Dino Suhonic is homo en moslim. Met redacteuren Nele Goutier en Leon Heuts denkt hij na over het verschil tussen tolerantie en schijntolerantie. ‘Tolerantie is niet het vieren van verschillen. Er is geen tolerantie zonder weerstand. Iemand die tolerant is, duldt wat hij niet kan verdragen.’
De ene uitsluiting is de andere niet, vindt Dino. Als islamitische homofiel wordt hij dagelijks met directe uitsluiting geconfronteerd. Hij is het inmiddels wel gewend. Een andere, veel meer subtiele, vorm van uitsluiting treft hem dieper. Namelijk: ik accepteer dat je homo bent, of moslim – maar ik verwacht wel dat je je op een bepaalde manier gedraagt. Anders hoor je er niet bij. Dus wees gerust moslim – maar wel een liberale. Of wees homo – maar ga niet voor mijn neus hand in hand lopen met je vriend.
Soms is het beter om ergens niet bij te horen, dan er om erbij te horen onder allerlei voorwaarden. Soms is de eerste situatie zelfs toleranter dan het tweede, want tolerantie draait niet om accepteren wat past binnen jouw idealen; het draait om het dulden van zaken waar je het grondig mee oneens bent.
Toen ik jaren geleden op vakantie was in Turkije, ontmoette ik een homoseksuele Nederlandse jongen, die ’s avonds op het dak van het hotel rommelde met Turkse jongens uit het dorp. Hoewel er in Turkije een taboe rust op homoseksualiteit, werd het getolereerd zolang er in het openbaar over werd gezwegen. Het was een publiek geheim. Ideaal is dat beslist niet, en er was altijd de dreiging van grof geweld of chantage. Maar op een bepaalde manier voldoet het beter aan het idee van tolerantie dan de situatie waarin Dino zich bevindt.
Tolerantie – van het Latijnse tollere – betekent letterlijk verdragen, of dulden. Iemand die tolerant is, omarmt de verschillen niet. Er is geen tolerantie zonder weerstand. Iemand die tolerant is, verdraagt wat hij niet kan verdragen. Hij duldt het, omdat hij inziet dat onverdraagzaamheid ernstige gevolgen kan hebben. Je kunt bijvoorbeeld boerka’s onverdraaglijk vinden, maar het toch accepteren omdat een kledingverbod erger zou zijn.
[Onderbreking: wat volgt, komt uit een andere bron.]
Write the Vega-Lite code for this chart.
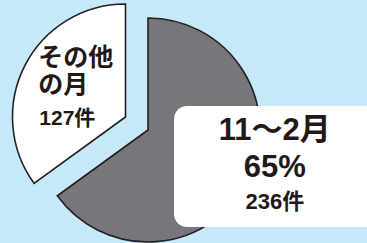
{
  "$schema": "https://vega.github.io/schema/vega-lite/v6.json",
  "width": 367,
  "height": 243,
  "padding": 0,
  "autosize": {"type": "none"},
  "background": "#c6e8f9",
  "view": {"stroke": null},
  "data": {
    "values": [
      {"cat": "11〜2月", "count": 236, "order": 1, "l1": ["11〜2月", "65%"], "l3": "236件"},
      {"cat": "その他の月", "count": 127, "order": 2, "l1": ["その他", "の月"], "l3": "127件"}
    ]
  },
  "encoding": {
    "theta": {"field": "count", "type": "quantitative", "stack": true},
    "order": {"field": "order", "type": "quantitative"}
  },
  "layer": [
    {
      "mark": {"type": "arc", "radius": 112, "xOffset": -35.5, "yOffset": 8.5, "stroke": "#231f20", "strokeWidth": 1.6},
      "encoding": {
        "color": {"field": "cat", "type": "nominal", "scale": {"domain": ["11〜2月", "その他の月"], "range": ["#77777b", "#ffffff"]}, "legend": null},
        "opacity": {"condition": {"test": "datum.order == 1", "value": 1}, "value": 0}
      }
    },
    {
      "mark": {"type": "arc", "radius": 113, "xOffset": -58, "yOffset": -4.5, "stroke": "#231f20", "strokeWidth": 1.6},
      "encoding": {
        "color": {"field": "cat", "type": "nominal", "legend": null},
        "opacity": {"condition": {"test": "datum.order == 2", "value": 1}, "value": 0}
      }
    },
    {
      "data": {"values": [{}]},
      "mark": {"type": "rect", "x": 174, "y": 106, "x2": 380, "y2": 227, "cornerRadius": 13, "fill": "#ffffff"},
      "encoding": {"theta": null, "order": null}
    },
    {
      "mark": {"type": "text", "radius": 130, "xOffset": -35.5, "yOffset": 8.5, "dx": 11, "dy": -58, "align": "center", "baseline": "middle", "lineHeight": 37, "font": "Liberation Sans, Noto Sans CJK JP", "fontWeight": "bold", "fontSize": 31, "fill": "#231815"},
      "encoding": {"text": {"condition": {"test": "datum.order == 1", "field": "l1"}, "value": ""}}
    },
    {
      "mark": {"type": "text", "radius": 130, "xOffset": -35.5, "yOffset": 8.5, "dx": 11, "dy": 13, "align": "center", "baseline": "middle", "font": "Liberation Sans, Noto Sans CJK JP", "fontWeight": "bold", "fontSize": 22, "fill": "#231815"},
      "encoding": {"text": {"condition": {"test": "datum.order == 1", "field": "l3"}, "value": ""}}
    },
    {
      "mark": {"type": "text", "radius": 62, "xOffset": -58, "yOffset": -4.5, "dx": -32, "dy": -31, "align": "left", "baseline": "middle", "lineHeight": 27, "font": "Liberation Sans, Noto Sans CJK JP", "fontWeight": "bold", "fontSize": 25, "fill": "#231815"},
      "encoding": {"text": {"condition": {"test": "datum.order == 2", "field": "l1"}, "value": ""}}
    },
    {
      "mark": {"type": "text", "radius": 62, "xOffset": -58, "yOffset": -4.5, "dx": -31, "dy": 30, "align": "left", "baseline": "middle", "font": "Liberation Sans, Noto Sans CJK JP", "fontWeight": "bold", "fontSize": 21, "fill": "#231815"},
      "encoding": {"text": {"condition": {"test": "datum.order == 2", "field": "l3"}, "value": ""}}
    }
  ]
}
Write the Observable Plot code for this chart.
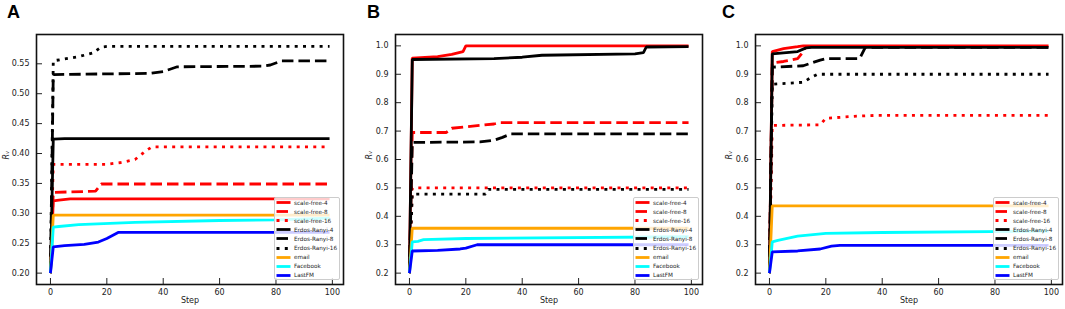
<!DOCTYPE html>
<html><head><meta charset="utf-8">
<script src="https://cdn.jsdelivr.net/npm/d3@7"></script>
<script src="https://cdn.jsdelivr.net/npm/@observablehq/plot@0.6"></script>
<style>
body{margin:0;background:#fff;}
#wrap{position:relative;width:1065px;height:309px;overflow:hidden;font-family:"DejaVu Sans",sans-serif;}
.panel{position:absolute;top:0;}
.letter{position:absolute;top:3px;font:bold 18px "Liberation Sans",Arial,sans-serif;line-height:1;color:#000;}
.legend{position:absolute;background:rgba(255,255,255,0.8);border:1px solid #ccc;border-radius:2px;box-sizing:border-box;}
.legend .row{display:flex;align-items:center;height:9.1px;font-size:5.7px;color:#222;white-space:nowrap;}
.legend svg{display:block;}
</style></head><body><div id="wrap"></div>
<script>
// ---- series definitions ----
const seriesNames = ["scale-free-4","scale-free-8","scale-free-16","Erdos-Ranyi-4","Erdos-Ranyi-8","Erdos-Ranyi-16","email","Facebook","LastFM"];
const seriesColors = ["#ff0000","#ff0000","#ff0000","#000000","#000000","#000000","#ffa500","#00ffff","#0000ff"];
const seriesDash = [null,"11.5,5","3,5.3",null,"11.5,5","3,5.3",null,null,null];
const stepTicks = [0,20,40,60,80,100];
const yTicksA = [0.20,0.25,0.30,0.35,0.40,0.45,0.50,0.55];
const yTicksBC = [0.2,0.3,0.4,0.5,0.6,0.7,0.8,0.9,1.0];
const panelLetters = ["A","B","C"];

// ---- panel A: [step, R_V] ----
const a_sf4 = [[0,.2],[1,.321],[3,.322],[7,.324],[99,.324]];
const a_sf8 = [[0,.2],[1,.335],[16,.337],[18,.349],[99,.349]];
const a_sf16 = [[0,.2],[1,.382],[20,.382],[25,.385],[30,.39],[34,.405],[36,.411],[99,.411]];
const a_er4 = [[0,.2],[1,.424],[5,.425],[99,.425]];
const a_er8 = [[0,.2],[1,.532],[35,.534],[40,.537],[45,.545],[75,.546],[78,.548],[82,.555],[99,.555]];
const a_er16 = [[0,.2],[1,.555],[10,.562],[15,.568],[18,.578],[20,.579],[99,.579]];
const a_email = [[0,.2],[1,.297],[99,.297]];
const a_fb = [[0,.2],[1,.277],[3,.278],[10,.281],[30,.285],[60,.288],[80,.289],[99,.292]];
const a_lfm = [[0,.2],[1,.244],[5,.246],[12,.248],[17,.252],[20,.258],[24,.268],[99,.268]];

// ---- panel B ----
const b_sf4 = [[0,.2],[1,.957],[10,.962],[15,.97],[19,.98],[20,1.0],[99,1.0]];
const b_sf8 = [[0,.2],[1,.695],[13,.695],[15,.71],[20,.715],[30,.725],[32,.73],[99,.73]];
const b_sf16 = [[0,.2],[1,.5],[99,.5]];
const b_er4 = [[0,.2],[1,.952],[30,.955],[40,.96],[47,.967],[80,.972],[83,.976],[84,.996],[99,.997]];
const b_er8 = [[0,.2],[1,.66],[25,.662],[30,.668],[33,.678],[36,.69],[99,.69]];
const b_er16 = [[0,.2],[1,.478],[27,.478],[28,.495],[99,.495]];
const b_email = [[0,.2],[1,.358],[99,.358]];
const b_fb = [[0,.2],[1,.31],[3,.312],[5,.318],[20,.322],[99,.328]];
const b_lfm = [[0,.2],[1,.278],[10,.28],[18,.285],[20,.288],[24,.3],[99,.3]];

// ---- panel C ----
const c_sf4 = [[0,.2],[1,.98],[5,.99],[10,.997],[12,1.0],[99,1.0]];
const c_sf8 = [[0,.2],[1,.94],[5,.945],[10,.955],[12,.98],[13,.998],[99,.998]];
const c_sf16 = [[0,.2],[1,.72],[18,.722],[20,.745],[30,.752],[37,.755],[99,.755]];
const c_er4 = [[0,.2],[1,.972],[10,.98],[13,.993],[15,.995],[99,.995]];
const c_er8 = [[0,.2],[1,.925],[12,.93],[18,.95],[20,.955],[32,.955],[34,.995],[99,.995]];
const c_er16 = [[0,.2],[1,.865],[12,.872],[15,.89],[17,.9],[99,.9]];
const c_email = [[0,.2],[1,.437],[99,.437]];
const c_fb = [[0,.2],[1,.31],[3,.315],[10,.33],[20,.34],[40,.343],[99,.348]];
const c_lfm = [[0,.2],[1,.275],[10,.278],[18,.285],[22,.295],[25,.298],[99,.298]];

const panelSeries = [
  [a_sf4,a_sf8,a_sf16,a_er4,a_er8,a_er16,a_email,a_fb,a_lfm],
  [b_sf4,b_sf8,b_sf16,b_er4,b_er8,b_er16,b_email,b_fb,b_lfm],
  [c_sf4,c_sf8,c_sf16,c_er4,c_er8,c_er16,c_email,c_fb,c_lfm]
];

const layout = [
  {left:0,   width:350, marginRight:7, yDomain:[0.181,0.599], yTicks:yTicksA,  fmt:d3.format(".2f"), ylabDx:-30},
  {left:359, width:350, marginRight:7, yDomain:[0.16,1.04],   yTicks:yTicksBC, fmt:d3.format(".1f"), ylabDx:-26},
  {left:719, width:346, marginRight:3, yDomain:[0.16,1.04],   yTicks:yTicksBC, fmt:d3.format(".1f"), ylabDx:-26}
];
const mTop = 34, mBottom = 25, mLeft = 36, H = 309;

const wrap = document.getElementById("wrap");

panelSeries.forEach((list, p) => {
  const L = layout[p];
  const rows = list.flatMap((pts, i) => pts.map(([step, value]) => ({step, value, series: seriesNames[i]})));
  const lines = seriesNames.map((name, i) => Plot.line(rows.filter(d => d.series === name), {
    x: "step", y: "value", stroke: seriesColors[i], strokeWidth: 2.8,
    strokeDasharray: seriesDash[i] || undefined, strokeLinecap: "butt", strokeLinejoin: "miter"
  }));
  const chart = Plot.plot({
    width: L.width, height: H,
    marginLeft: mLeft, marginRight: L.marginRight, marginTop: mTop, marginBottom: mBottom,
    x: {domain: [-4.95, 103.95]},
    y: {domain: L.yDomain},
    style: {fontFamily: "DejaVu Sans", fontSize: "8px", color: "#222", background: "transparent"},
    marks: [
      ...lines,
      Plot.axisX({ticks: stepTicks, tickSize: 0, tickPadding: 5, label: null}),
      Plot.axisX({ticks: stepTicks, tickSize: 6, dy: -6, tickFormat: () => "", label: null, stroke: "#222"}),
      Plot.axisY({ticks: L.yTicks, tickSize: 0, tickPadding: 7, tickFormat: L.fmt, label: null}),
      Plot.axisY({ticks: L.yTicks, tickSize: 6, dx: 6, tickFormat: () => "", label: null, stroke: "#222"}),
      Plot.frame({stroke: "#111", strokeWidth: 1.6}),
      Plot.text(["Step"], {text: d => d, frameAnchor: "bottom", dy: 18, fontSize: 8, fill: "#222"}),
      Plot.text(["R\u1D65"], {text: d => d, frameAnchor: "left", dx: L.ylabDx, rotate: -90, fontSize: 8, fontStyle: "italic", fill: "#222"})
    ]
  });
  const div = document.createElement("div");
  div.className = "panel";
  div.style.left = L.left + "px";
  div.appendChild(chart);
  wrap.appendChild(div);

  // panel letter
  const let_ = document.createElement("div");
  let_.className = "letter";
  let_.style.left = [7, 367, 722][p] + "px";
  let_.textContent = panelLetters[p];
  wrap.appendChild(let_);

  // legend
  const frameRight = L.left + L.width - L.marginRight;
  const leg = document.createElement("div");
  leg.className = "legend";
  leg.style.left = (frameRight - 3 - 66) + "px";
  leg.style.top = "197px";
  leg.style.width = "66px";
  leg.style.height = "83px";
  seriesNames.forEach((name, i) => {
    const row = document.createElement("div");
    row.className = "row";
    const dash = seriesDash[i] ? `stroke-dasharray="${seriesDash[i]}"` : "";
    row.innerHTML = `<svg width="17" height="9"><line x1="1.5" x2="15.5" y1="4.5" y2="4.5" stroke="${seriesColors[i]}" stroke-width="2.8" ${dash}/></svg><span style="margin-left:2px">${name}</span>`;
    leg.appendChild(row);
  });
  wrap.appendChild(leg);
});
</script></body></html>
Zoals John Rawls schrijft in het standaardwerk A theory of justice: een samenleving moet tolerant zijn ten opzichte van wat niet te tolereren valt – anders is zo’n samenleving uiteindelijk niet tolerant, en dus niet rechtvaardig. (Hij maakt overigens een belangrijke uitzondering: als een groep vanwege intolerantie een gevaar vormt voor instituties of levens – bijvoorbeeld terroristen – dan moet de staat ingrijpen).
Toch hebben wij de neiging te denken dat tolerantie betekent dat je verschillen omarmt. Leve het verschil! We vinden het een morele verworvenheid – wie tolerant is, is ruimdenkend, vooruitstrevend. Maar vooruitstrevend naar wat? Naar een rechtvaardige natie waarin iedereen verschillen omarmt? Waarin we neerkijken op minder tolerante mensen? Als iedereen er zo over zou denken, zijn er geen verschillen meer. Dan zijn we allemaal blije liberalen. Hoe tolerant zijn we dan?
Wat er op dat Turkse dak gebeurt, is een minimale vorm van tolerantie. Het onverdraagzame kan daar alleen bestaan omdat het in het geheim gebeurt. Er zijn wellicht tolerantere omgangsvormen, maar we moeten ons steeds afvragen of we echt tolerant zijn, of dat onze tolerantie slechts schijn is. Met goed onderwijs, vrije informatie en ruimte voor experiment, kunnen individuen onderbouwde keuzes maken, ook als het gaat om religieuze gebruiken of de acceptatie van een andere seksuele geaardheid. Dat is een vorm van progressie die niet wordt afgedwongen door een valse opvatting van tolerantie, die eist dat je je op een bepaalde manier gedraagt. Maar ze is ook niet ontdaan van hoop op een vrijere en rechtvaardigere samenleving – niet omdat we elkaars levensstijl omarmen, maar omdat we erkennen dat we het met elkaar moeten uithouden.